I’m scheduled to take my final Humira shot this Sunday, June 21. After that, I have to be seen by my dermatologist before continuing with it. The problem is, she’s booked up till July 20. I would find it hard to believe she would continue having me take Humira. Even if she does, it would mean going at least a month between doses.

That’s probably not good.

Take my advice and don’t get a skin disease. Psoriasis is not a skin disease, it’s an autoimmune disease, but the medical community insists that dermatologists treat it. The problem is too many dermatologists dedicate a good portion of their practice to elective cosmetic procedures.

It means that if you have a legitimate health issue, and you need to be seen by your dermatologist, he or she may be too busy injecting botox into wrinkly foreheads to see you.

How my former primary care doctor screwed me over

I thought I had my psoriasis licked.

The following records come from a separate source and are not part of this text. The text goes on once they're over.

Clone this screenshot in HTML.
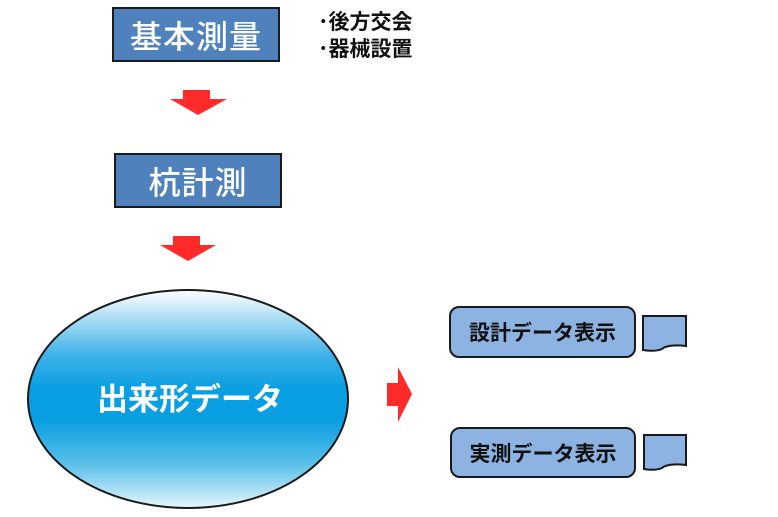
<!DOCTYPE html>
<html><head><meta charset="utf-8"><style>
body{margin:0;width:778px;height:517px;background:#fff;position:relative;overflow:hidden;font-family:"Liberation Sans","Noto Sans CJK JP",sans-serif}
.box{position:absolute;background:#4f81bd;border:2px solid #1a1a1a;color:#fff;font-size:32px;display:flex;align-items:center;justify-content:center;box-sizing:border-box;letter-spacing:1px;font-weight:500}
.rb{position:absolute;background:#8db3e2;border:2px solid #1a1a1a;border-radius:10px;box-sizing:border-box;display:flex;align-items:center;justify-content:center;font-size:21px;color:#111;font-weight:bold}
</style></head><body>
<div class="box" style="left:112px;top:7px;width:168px;height:55px">基本測量</div>
<div class="box" style="left:114px;top:153px;width:168px;height:55px">杭計測</div>
<div style="position:absolute;left:318px;top:9px;font-size:21px;line-height:27px;color:#111;font-weight:bold">･後方交会<br>･器械設置</div>
<svg width="778" height="517" style="position:absolute;left:0;top:0">
<defs><linearGradient id="g" x1="0" y1="0" x2="0" y2="1">
<stop offset="0" stop-color="#ffffff"/><stop offset="0.3" stop-color="#3fb2e8"/><stop offset="0.45" stop-color="#0a9fe2"/><stop offset="0.6" stop-color="#0a9fe2"/><stop offset="0.8" stop-color="#5cc0ea"/><stop offset="1" stop-color="#e6f6fc"/></linearGradient></defs>
<polygon points="183,90 210,90 210,99 227,99 198,115 170,99 183,99" fill="#ff2a2a"/>
<polygon points="173,236 200,236 200,245 216,245 188,261 160,245 173,245" fill="#ff2a2a"/>
<polygon points="387,383 398,383 398,367 412,394 398,422 398,406 387,406" fill="#ff2a2a"/>
<ellipse cx="188" cy="399" rx="160" ry="109" fill="url(#g)" stroke="#1a1a1a" stroke-width="2"/>
<text x="190" y="410" text-anchor="middle" font-size="31" font-weight="bold" fill="#fff" font-family="Liberation Sans, Noto Sans CJK JP, sans-serif">出来形データ</text>
<path d="M643,316 H686 V346 Q668,344 662,349 Q655,352 643,350 Z" fill="#8db3e2" stroke="#1a1a1a" stroke-width="2"/>
<path d="M644,435 H686 V465 Q668,463 662,468 Q655,471 644,469 Z" fill="#8db3e2" stroke="#1a1a1a" stroke-width="2"/>
</svg>
<div class="rb" style="left:449px;top:306px;width:187px;height:52px">設計データ表示</div>
<div class="rb" style="left:450px;top:427px;width:186px;height:51px">実測データ表示</div>
</body></html>
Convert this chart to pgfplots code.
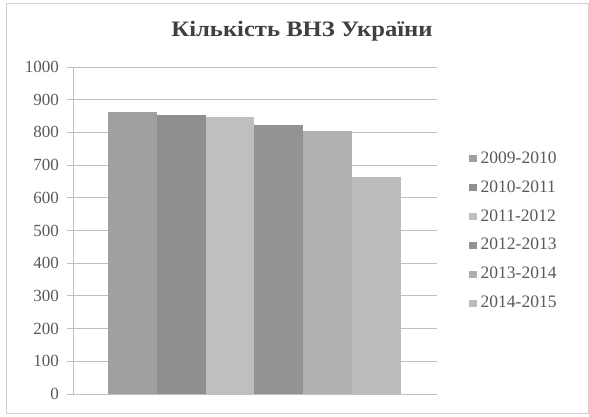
\documentclass[border=0pt]{standalone}
\usepackage{pgfplots}
\pgfplotsset{compat=1.18}
\usepackage{fontspec}
\setmainfont{Liberation Serif}
\definecolor{c1}{HTML}{A0A0A0}
\definecolor{c2}{HTML}{8F8F8F}
\definecolor{c3}{HTML}{BFBFBF}
\definecolor{c4}{HTML}{939393}
\definecolor{c5}{HTML}{B0B0B0}
\definecolor{c6}{HTML}{BCBCBC}
\definecolor{gridc}{HTML}{BFBFBF}
\definecolor{framec}{HTML}{D0D0D0}
\definecolor{tickc}{HTML}{595959}
\definecolor{titlec}{HTML}{404040}
\begin{document}
\begin{tikzpicture}
\useasboundingbox (0pt,0pt) rectangle (589pt,-416pt);
\draw[color=framec, line width=1pt] (6pt,-3pt) rectangle (588.5pt,-413pt);
\node[font=\fontsize{22}{22}\selectfont\bfseries, text=titlec, xscale=1.12] at (302pt,-31pt) {Кількість ВНЗ України};
\begin{axis}[
  at={(73pt,-394pt)}, anchor=south west,
  width=364pt, height=327pt, scale only axis,
  xmin=0, xmax=364, ymin=0, ymax=1000,
  ytick={0,100,...,1000},
  xtick=\empty,
  axis x line*=bottom, axis y line*=left,
  ymajorgrids, grid style={gridc, line width=0.9pt},
  axis line style={gridc, line width=0.9pt},
  y tick style={gridc, line width=0.9pt},
  major tick length=6pt,
  tick align=outside,
  yticklabel style={font=\fontsize{17}{17}\selectfont, text=tickc, inner sep=0pt, xshift=-8pt},
  /pgf/number format/assume math mode=true,
  /pgf/number format/1000 sep={},
  ybar, bar width=48.8, bar shift=0pt,
  legend cell align=left,
  legend image code/.code={\fill[#1,draw=none] (0pt,-3.5pt) rectangle (7.5pt,3.5pt);},
  legend style={at={(1.0797,0.749)}, anchor=north west, draw=none, fill=none,
    font=\fontsize{17.5}{17.5}\selectfont, text=tickc,
    nodes={inner sep=0pt, text height=12pt, text depth=3pt},
    row sep=13.9pt,
    /tikz/every odd column/.append style={column sep=4pt}},
]
\addplot[fill=c1, draw=none] coordinates {(59.4,861)};
\addplot[fill=c2, draw=none] coordinates {(108.2,854)};
\addplot[fill=c3, draw=none] coordinates {(157.0,846)};
\addplot[fill=c4, draw=none] coordinates {(205.8,823)};
\addplot[fill=c5, draw=none] coordinates {(254.6,803)};
\addplot[fill=c6, draw=none] coordinates {(303.4,664)};
\legend{2009-2010,2010-2011,2011-2012,2012-2013,2013-2014,2014-2015}
\end{axis}
\end{tikzpicture}
\end{document}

I was taking Raptiva, a medication I inject myself once a week. After taking it for two months, my hands were finally clear of psoriasis. It was in full remission.  It felt so good to have normal hands for a change.  I felt like a normal human being. No pain, no thick scaly areas, no cracks, no bleeding.

It was great.

All that changed when my former primary care doctor withheld a referral to continue seeing my dermatologist. When he originally referred me to see my dermatologist, he wrote a referral for 20 visits. Unbeknown to me, my insurance company refused to honor the referral for 20 visits. They required a new referral after every four visits.  I never knew this.  My dermatologist was contacting my doctor after every four visits to get another referral faxed to them.

To the best of my knowledge, the initial referral for 20 visits was still in effect.

When I arrived at the dermatologist’s for my appointment to gauge the success of the Raptiva, the person at the front counter asked me for my referral.  She proceeded to tell me about needing a new referral after every four visits and that my doctor said he would no longer issue a referral over the phone.  From now on, he would only issue them in person.  She told me that someone from my doctor’s office should have contacted me and told me this.

Nobody bothered to tell me.

This meant I could not be seen by my dermatologist.  This meant I could not continue taking the Raptiva.  I needed another prescription if I wanted to continue taking it.  That’s something I could not get without seeing my dermatologist.

I immediately went about looking for new doctor.  One that wouldn’t screw me over like that.  By the time I found one taking new patients and got an appointment to be seen and got a new referral to see my dermatologist, the psoriasis was back.  If anything, it was worse then ever.

I don’t understand why I need a referral to see a dermatologist. Psoriasis is a life long, chronic condition that I will have for the rest of my life. Seeing a dermatologist is something I will be required to do for the rest of my life. My insurance company knows this.

By requiring me to get a referral from my doctor, they are in a sense having him re-diagnose my psoriasis.  That’s something he is not qualified to do. If he was skilled and knowledgeable enough to diagnose psoriasis, he would be skilled and knowledgeable enough to treat psoriasis and I would not need to see a dermatologist.

It’s middle-man medicine.  Putting my primary care doctor in the process adds absolutely no value. It doesn’t make for better care.  All it does is drive the cost up.  By requiring me to come in and be seen every time I needed a referral, he gets to charge me a $30 co-pay along with whatever he bills my insurance.  It becomes an unnecessary obstacle to receiving quality medical care.